How to pick the right sealant for the job

Published on March, 26 2026
A man using a blue caulking gun to seal a gap on stone stairs

Walk into any builder's merchant and you'll find a wall of sealant tubes that look, at a glance, almost identical. Same size, same general shape, different coloured labels. It's easy to assume they're broadly interchangeable, and that one silicone is much like another. But the chemistry and intended environment behind them are very different, and that difference is what determines whether a bead lasts for years or starts to fail within months.

Understanding what separates one product from another doesn't require a chemistry degree. It just requires knowing what the job is actually asking of the sealant, and matching the product to those demands.

Acetoxy vs neutral cure

Most silicones fall into one of two camps: acetoxy or neutral cure. The difference is in how they cure, and it has real practical consequences.
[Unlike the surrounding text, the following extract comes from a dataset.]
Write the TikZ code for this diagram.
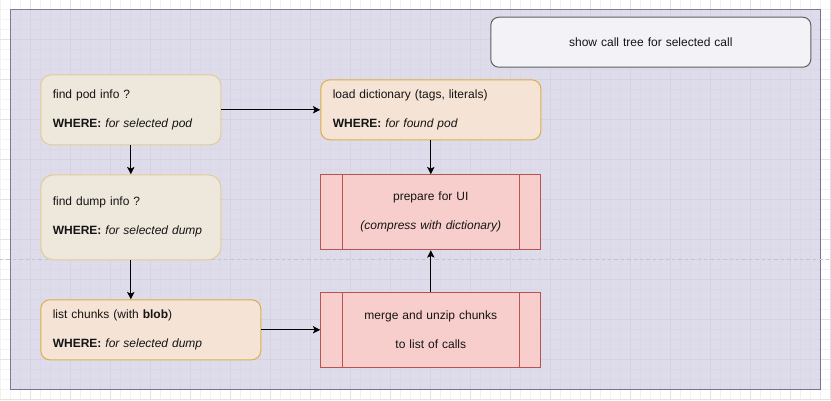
\documentclass[tikz,border=0pt]{standalone}
\usepackage{fontspec}
\setmainfont{Liberation Sans}
\usetikzlibrary{arrows.meta}
\definecolor{gridminor}{RGB}{242,242,242}
\definecolor{gridmajor}{RGB}{226,226,226}
\definecolor{lav}{RGB}{208,206,226}
\definecolor{lavline}{RGB}{86,81,126}
\definecolor{yfill}{RGB}{238,231,220}
\definecolor{yline}{RGB}{224,204,150}
\definecolor{ofill}{RGB}{245,227,213}
\definecolor{oline}{RGB}{217,175,71}
\definecolor{rfill}{RGB}{248,206,204}
\definecolor{rline}{RGB}{184,84,80}
\definecolor{gfill}{RGB}{243,242,246}
\definecolor{gline}{RGB}{95,95,95}
\definecolor{txt}{RGB}{20,20,20}
\definecolor{dashc}{RGB}{196,196,208}
\tikzset{
  base/.style={draw, line width=0.75pt, anchor=north west, inner ysep=0pt,
    font=\fontsize{9}{21.75}\selectfont, text=txt},
  notebox/.style={base, align=left, inner xsep=9pt},
  beige/.style={notebox, fill=yfill, draw=yline},
  peach/.style={notebox, fill=ofill, draw=oline},
  procbox/.style={base, fill=rfill, draw=rline, align=center, inner xsep=0pt,
    text width=165pt, minimum height=56.25pt},
  grey/.style={base, fill=gfill, draw=gline, align=center, inner xsep=0pt,
    text width=240pt, minimum height=37.5pt, rounded corners=6pt},
  panel/.style={anchor=north west, fill=lav, fill opacity=0.7, draw=lavline,
    draw opacity=0.75, line width=0.75pt, inner sep=0pt},
  arr/.style={line width=0.75pt, -{Stealth[length=5.5pt, width=5.5pt, inset=1.2pt]}},
}
\begin{document}
\begin{tikzpicture}[x=0.75pt, y=-0.75pt]
\useasboundingbox (0,0) rectangle (831,400);
\fill[white] (0,0) rectangle (831,400);
% grid
\foreach \x in {0.5,10.5,...,830.5}
  \draw[gridminor, line width=0.75pt] (\x,0) -- (\x,400);
\foreach \y in {-0.5,9.5,...,399.5}
  \draw[gridminor, line width=0.75pt] (0,\y) -- (831,\y);
\foreach \x in {30.5,70.5,...,830.5}
  \draw[gridmajor, line width=0.75pt] (\x,0) -- (\x,400);
\foreach \y in {39.5,79.5,...,399.5}
  \draw[gridmajor, line width=0.75pt] (0,\y) -- (831,\y);

% container
\node[panel, minimum width=607.5pt, minimum height=285pt] (frame) at (10.3,9.3) {};

% page break line
\coordinate (pbl) at (0,259.5);
\coordinate (pbr) at (831,259.5);
\draw[dashc, line width=0.75pt, dash pattern=on 2.6pt off 2.2pt] (pbl) -- (pbr);

% nodes
\node[beige, text width=117pt, minimum height=52.5pt, rounded corners=7.9pt] (pod) at (40.3,74.3)
  {find pod info ?\\\textbf{WHERE:} \textit{for selected pod}};
\node[beige, text width=117pt, minimum height=63.75pt, rounded corners=9.5pt] (dump) at (40.3,174.3)
  {find dump info ?\\\textbf{WHERE:} \textit{for selected dump}};
\node[peach, text width=147pt, minimum height=45pt, rounded corners=6.75pt] (list) at (40.3,299.3)
  {list chunks (with \textbf{blob})\\\textbf{WHERE:} \textit{for selected dump}};
\node[peach, text width=147pt, minimum height=45pt, rounded corners=6.75pt] (load) at (320.3,79.3)
  {load dictionary (tags, literals)\\\textbf{WHERE:} \textit{for found pod}};
\node[procbox] (prep) at (320.3,174.3)
  {prepare for UI\\\textit{(compress with dictionary)}};
\node[procbox] (merge) at (320.3,292)
  {merge and unzip chunks\\to list of calls};
\node[grey] (tree) at (490.3,16.7) {show call tree for selected call};

% process side bars
\foreach \n in {prep,merge}{
  \draw[rline, line width=0.75pt] ([xshift=16.5pt]\n.north west) -- ([xshift=16.5pt]\n.south west);
  \draw[rline, line width=0.75pt] ([xshift=-16.5pt]\n.north east) -- ([xshift=-16.5pt]\n.south east);
}

% connectors
\draw[arr] (pod.east) -- (load.west);
\draw[arr] (pod.south) -- (dump.north);
\draw[arr] (dump.south) -- (dump.south |- list.north);
\draw[arr] (list.east) -- (list.east -| merge.west);
\draw[arr] (merge.north) -- (prep.south);
\draw[arr] (load.south) -- (prep.north);
\end{tikzpicture}
\end{document}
Acetoxy silicones release acetic acid during curing. That faint vinegar smell when you open a fresh tube is the giveaway. They bond extremely well to smooth, non-porous surfaces like glass and ceramic tiles, which is why they've long been the go-to chemistry for sanitary applications. On the right surfaces, in the right environment, they perform extremely well.

The limitation is that acetic acid can react with certain materials. On metals like copper, lead or galvanised steel, it can cause corrosion or interfere with adhesion. On some natural stones, it can cause staining. If your job involves any of those materials, acetoxy isn't the right choice regardless of what else the product offers.
Neutral-cure silicones avoid the acidity entirely. They cure through a different chemical reaction and are compatible with a much wider range of substrates, including metals, masonry, natural stone, and coated surfaces. They're often the standard choice for exterior work, construction joints and any application where acetoxy chemistry would cause problems. The trade-off, historically, has been slightly slower curing, but for most jobs that's a minor consideration against getting the substrate compatibility right.

Interior vs exterior

The distinction between interior and exterior silicones goes further than simply whether a product can handle rain.

Interior silicones are formulated for stable conditions, including consistent temperatures, more limited movement, and protected environments. A bathroom or kitchen silicone is designed to perform in those conditions, and it does so very well. It will typically carry fungicide protection to resist mould, and it's optimised for the surfaces and cleaning products it'll encounter indoors.

Put that same product outside, and the demands change entirely. UV exposure degrades some silicone formulations over time. Seasonal temperature swings create far more expansion and contraction than an interior joint ever sees. An interior-grade product simply isn't built to cope with that level of movement and weathering, and performance will suffer accordingly, often within the first year or two.

Exterior-grade silicones are built for those conditions. They're formulated to stay flexible through wide temperature ranges, resist UV degradation and cope with the kind of joint movement that seasonal changes produce. They're typically neutral-cure, which also makes them compatible with the metals and masonry that exterior applications commonly involve.

On the other hand, using an exterior silicone indoors will generally work from a performance standpoint. But you may lose the specific fungicide benefits of a true sanitary-grade product, which matters in bathrooms and kitchens where mould resistance is part of the job.
 

Sanitary silicones

Sanitary silicones are often thought of simply as "bathroom sealant," but the formulation does a specific job. The fungicide content is there to resist mould growth in conditions that actively encourage it — warm, damp, poorly ventilated spaces where a standard silicone would quickly discolour.

That fungicide protection only works if the product is used as intended. Sanitary silicones used outside lose much of their purpose. The weather resistance isn't there, and the fungicide, while still present, isn't what the product was optimised around. Equally, a standard exterior silicone used around a bath or shower surround will lack the mould resistance the environment demands.

Roof and gutter sealants

Roof and gutter products are purpose-built for a specific set of conditions, including lap joints, metalwork, emergency weather repairs, and they do those jobs well. But they're not interchangeable with building or frame silicones. They're not designed for structural movement, long-term immersion or use as a perimeter sealant. Using them outside their intended application is one of the more common causes of premature failure.  

A simple way to match product to job

Before reaching for a tube, it helps to run through a few quick checks:

  • Is the substrate non-porous and smooth (glass, tile, glazed ceramic)? Acetoxy is likely fine
  • Does the job involve metal, masonry or natural stone? Go neutral cure  
  • Is it going outside, or somewhere exposed to significant movement or weather? You need an exterior-grade product
  • Is it a wet room or bathroom? A sanitary-grade silicone with fungicide is the right call
  • Is it a roof or gutter repair? Use a product designed specifically for that — don't substitute a frame or building silicone

No sealant can perform properly in conditions it was never designed for. Taking two minutes to confirm the right product before the job starts is a habit that pays for itself every time.